■ STATED PROBLEM ■
Can you set down, exactly as they appear below, the lines from the opening of the material through the one bearing "import pandas as pd", minus the pictures?
━━ STORED DATA ━━
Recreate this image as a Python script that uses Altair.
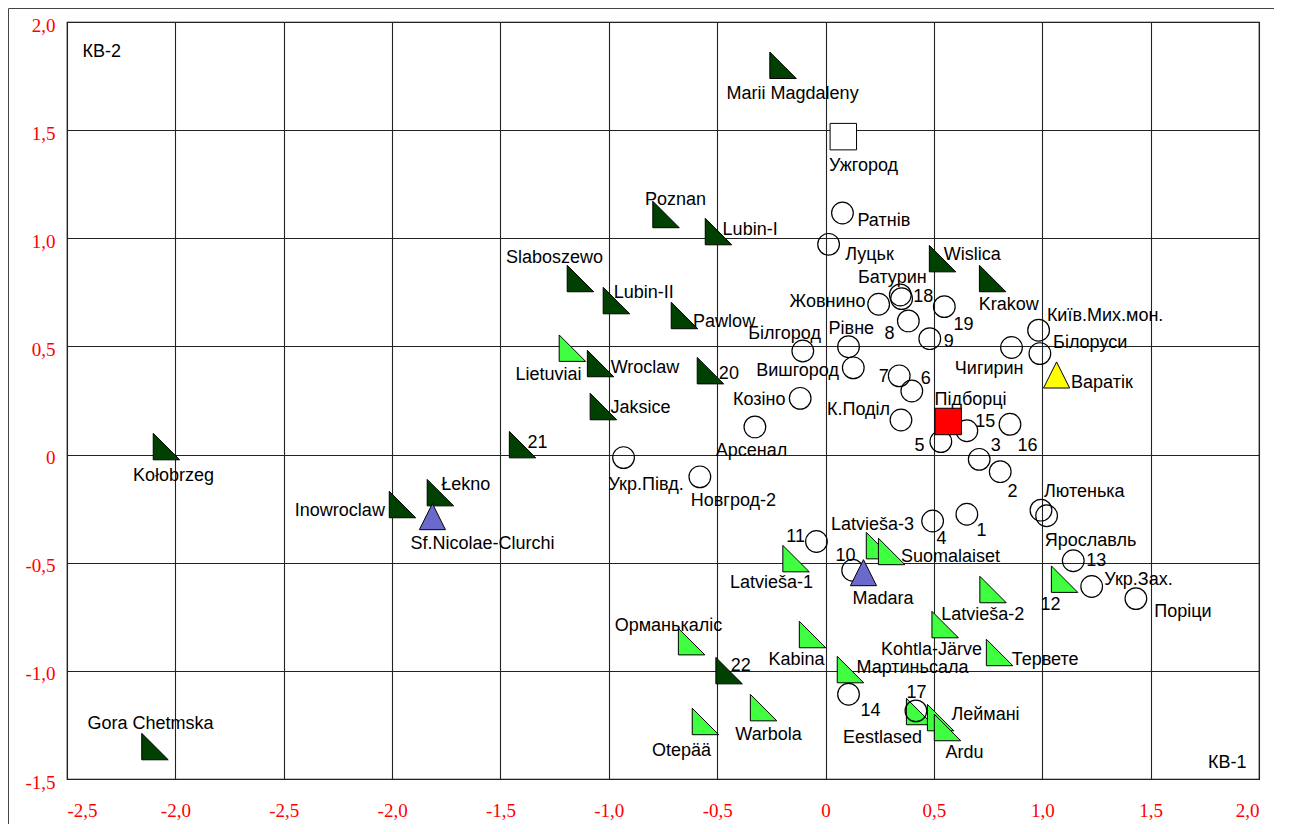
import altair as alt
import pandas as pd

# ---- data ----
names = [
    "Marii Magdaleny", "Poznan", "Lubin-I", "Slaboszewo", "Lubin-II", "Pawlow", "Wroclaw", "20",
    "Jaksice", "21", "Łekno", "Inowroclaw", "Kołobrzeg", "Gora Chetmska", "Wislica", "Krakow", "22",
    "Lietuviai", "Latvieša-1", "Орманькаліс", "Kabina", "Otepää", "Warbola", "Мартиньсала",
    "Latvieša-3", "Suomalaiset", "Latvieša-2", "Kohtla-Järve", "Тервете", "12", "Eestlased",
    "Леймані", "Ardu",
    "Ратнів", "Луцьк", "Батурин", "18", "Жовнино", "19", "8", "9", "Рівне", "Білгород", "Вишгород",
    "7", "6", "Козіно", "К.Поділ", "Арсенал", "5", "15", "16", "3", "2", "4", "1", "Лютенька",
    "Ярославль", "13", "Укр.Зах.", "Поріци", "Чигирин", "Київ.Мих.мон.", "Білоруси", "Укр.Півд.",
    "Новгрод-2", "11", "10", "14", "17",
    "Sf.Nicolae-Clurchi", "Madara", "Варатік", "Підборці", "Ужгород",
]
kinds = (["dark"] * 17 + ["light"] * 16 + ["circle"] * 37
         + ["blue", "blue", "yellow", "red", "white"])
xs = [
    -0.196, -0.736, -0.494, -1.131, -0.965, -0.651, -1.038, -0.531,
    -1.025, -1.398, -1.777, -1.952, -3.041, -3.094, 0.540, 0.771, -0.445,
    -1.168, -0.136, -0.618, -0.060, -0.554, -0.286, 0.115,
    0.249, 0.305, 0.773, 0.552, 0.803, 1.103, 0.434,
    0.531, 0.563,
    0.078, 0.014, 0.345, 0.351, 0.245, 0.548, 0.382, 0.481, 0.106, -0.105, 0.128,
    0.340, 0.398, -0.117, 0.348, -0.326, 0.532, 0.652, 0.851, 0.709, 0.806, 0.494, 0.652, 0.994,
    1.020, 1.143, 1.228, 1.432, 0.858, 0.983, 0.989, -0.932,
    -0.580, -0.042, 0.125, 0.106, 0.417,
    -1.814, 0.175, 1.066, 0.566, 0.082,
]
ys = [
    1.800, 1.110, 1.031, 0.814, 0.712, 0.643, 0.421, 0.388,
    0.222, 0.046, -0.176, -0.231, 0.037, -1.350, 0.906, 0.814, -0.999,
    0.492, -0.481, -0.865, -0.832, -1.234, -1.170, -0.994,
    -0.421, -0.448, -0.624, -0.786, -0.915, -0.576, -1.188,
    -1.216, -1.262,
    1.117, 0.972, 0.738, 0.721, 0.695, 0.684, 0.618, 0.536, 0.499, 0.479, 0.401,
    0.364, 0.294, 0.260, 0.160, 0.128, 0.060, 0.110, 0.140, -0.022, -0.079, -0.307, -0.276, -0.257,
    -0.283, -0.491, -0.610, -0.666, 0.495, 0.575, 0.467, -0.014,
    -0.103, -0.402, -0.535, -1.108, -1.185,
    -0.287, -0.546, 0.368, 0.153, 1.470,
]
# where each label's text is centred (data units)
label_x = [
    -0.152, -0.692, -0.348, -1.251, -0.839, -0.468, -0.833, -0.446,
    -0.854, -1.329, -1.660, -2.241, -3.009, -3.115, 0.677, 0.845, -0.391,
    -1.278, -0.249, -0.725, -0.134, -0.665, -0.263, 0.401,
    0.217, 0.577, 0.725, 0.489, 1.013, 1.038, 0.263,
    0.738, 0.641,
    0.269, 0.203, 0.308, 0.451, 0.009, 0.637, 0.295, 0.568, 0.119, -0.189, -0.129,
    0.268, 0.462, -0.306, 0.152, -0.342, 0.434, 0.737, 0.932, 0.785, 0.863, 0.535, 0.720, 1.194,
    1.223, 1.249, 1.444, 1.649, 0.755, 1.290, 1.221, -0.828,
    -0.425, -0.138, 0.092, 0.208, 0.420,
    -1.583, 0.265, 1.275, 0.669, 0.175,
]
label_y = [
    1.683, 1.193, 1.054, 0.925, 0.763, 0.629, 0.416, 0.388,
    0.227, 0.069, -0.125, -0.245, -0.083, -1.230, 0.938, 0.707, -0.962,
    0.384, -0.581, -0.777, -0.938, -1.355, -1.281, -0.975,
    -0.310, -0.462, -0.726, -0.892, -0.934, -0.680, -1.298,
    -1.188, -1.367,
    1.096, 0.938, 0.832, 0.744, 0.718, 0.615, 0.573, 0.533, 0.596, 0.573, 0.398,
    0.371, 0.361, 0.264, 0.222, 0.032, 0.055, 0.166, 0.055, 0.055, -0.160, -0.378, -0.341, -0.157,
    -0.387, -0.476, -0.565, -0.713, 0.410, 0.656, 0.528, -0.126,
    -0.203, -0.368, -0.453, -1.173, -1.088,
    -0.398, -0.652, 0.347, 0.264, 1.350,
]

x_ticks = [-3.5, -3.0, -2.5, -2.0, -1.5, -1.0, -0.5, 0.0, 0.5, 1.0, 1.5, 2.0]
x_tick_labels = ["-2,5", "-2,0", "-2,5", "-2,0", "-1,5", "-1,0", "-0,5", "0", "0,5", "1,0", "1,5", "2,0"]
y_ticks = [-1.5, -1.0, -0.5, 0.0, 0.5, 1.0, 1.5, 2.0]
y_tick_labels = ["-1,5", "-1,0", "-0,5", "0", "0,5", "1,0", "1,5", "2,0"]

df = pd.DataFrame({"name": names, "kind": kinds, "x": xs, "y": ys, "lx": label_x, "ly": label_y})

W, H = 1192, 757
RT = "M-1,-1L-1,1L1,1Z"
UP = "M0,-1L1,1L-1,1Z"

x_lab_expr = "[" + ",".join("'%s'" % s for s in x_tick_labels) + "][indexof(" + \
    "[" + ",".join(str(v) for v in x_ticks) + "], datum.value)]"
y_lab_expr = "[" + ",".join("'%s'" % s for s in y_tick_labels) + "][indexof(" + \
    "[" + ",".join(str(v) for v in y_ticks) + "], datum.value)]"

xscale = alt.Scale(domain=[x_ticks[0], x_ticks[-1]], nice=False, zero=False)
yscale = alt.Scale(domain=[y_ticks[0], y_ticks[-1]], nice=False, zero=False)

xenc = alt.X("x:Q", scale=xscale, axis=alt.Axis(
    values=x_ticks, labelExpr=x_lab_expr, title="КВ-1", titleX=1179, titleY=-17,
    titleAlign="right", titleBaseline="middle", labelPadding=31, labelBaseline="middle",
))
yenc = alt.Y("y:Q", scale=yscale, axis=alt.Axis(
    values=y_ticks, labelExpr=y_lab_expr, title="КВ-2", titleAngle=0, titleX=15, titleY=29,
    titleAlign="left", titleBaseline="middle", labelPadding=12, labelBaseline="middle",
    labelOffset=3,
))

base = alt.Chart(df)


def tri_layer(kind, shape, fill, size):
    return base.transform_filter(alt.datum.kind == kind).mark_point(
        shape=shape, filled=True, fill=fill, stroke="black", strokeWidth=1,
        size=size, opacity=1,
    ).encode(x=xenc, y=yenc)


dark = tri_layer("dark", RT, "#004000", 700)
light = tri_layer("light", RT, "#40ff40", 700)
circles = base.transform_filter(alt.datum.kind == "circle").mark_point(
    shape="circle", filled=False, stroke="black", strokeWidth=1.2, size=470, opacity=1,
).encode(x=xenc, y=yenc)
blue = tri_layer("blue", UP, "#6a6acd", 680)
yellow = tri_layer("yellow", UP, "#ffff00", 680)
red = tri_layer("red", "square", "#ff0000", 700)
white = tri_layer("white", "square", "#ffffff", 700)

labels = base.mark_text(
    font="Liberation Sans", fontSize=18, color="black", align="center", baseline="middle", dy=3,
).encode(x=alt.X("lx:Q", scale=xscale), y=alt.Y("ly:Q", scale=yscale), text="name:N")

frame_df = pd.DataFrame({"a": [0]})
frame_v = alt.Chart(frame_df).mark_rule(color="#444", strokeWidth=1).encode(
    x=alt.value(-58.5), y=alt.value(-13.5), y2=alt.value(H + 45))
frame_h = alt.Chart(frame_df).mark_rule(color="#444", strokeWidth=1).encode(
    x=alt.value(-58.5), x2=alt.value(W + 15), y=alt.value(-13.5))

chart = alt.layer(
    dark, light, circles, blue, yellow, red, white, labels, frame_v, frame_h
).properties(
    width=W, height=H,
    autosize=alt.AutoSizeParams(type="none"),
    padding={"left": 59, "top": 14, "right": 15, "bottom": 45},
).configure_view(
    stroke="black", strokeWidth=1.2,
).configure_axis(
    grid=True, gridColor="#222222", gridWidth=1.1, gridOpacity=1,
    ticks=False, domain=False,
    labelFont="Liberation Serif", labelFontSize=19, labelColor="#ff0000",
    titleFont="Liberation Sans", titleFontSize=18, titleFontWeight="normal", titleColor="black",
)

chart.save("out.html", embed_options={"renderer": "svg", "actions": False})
━━━
■ RIGHT ANSWER ■
Recreate this image as a Python script that uses Altair.
import altair as alt
import pandas as pd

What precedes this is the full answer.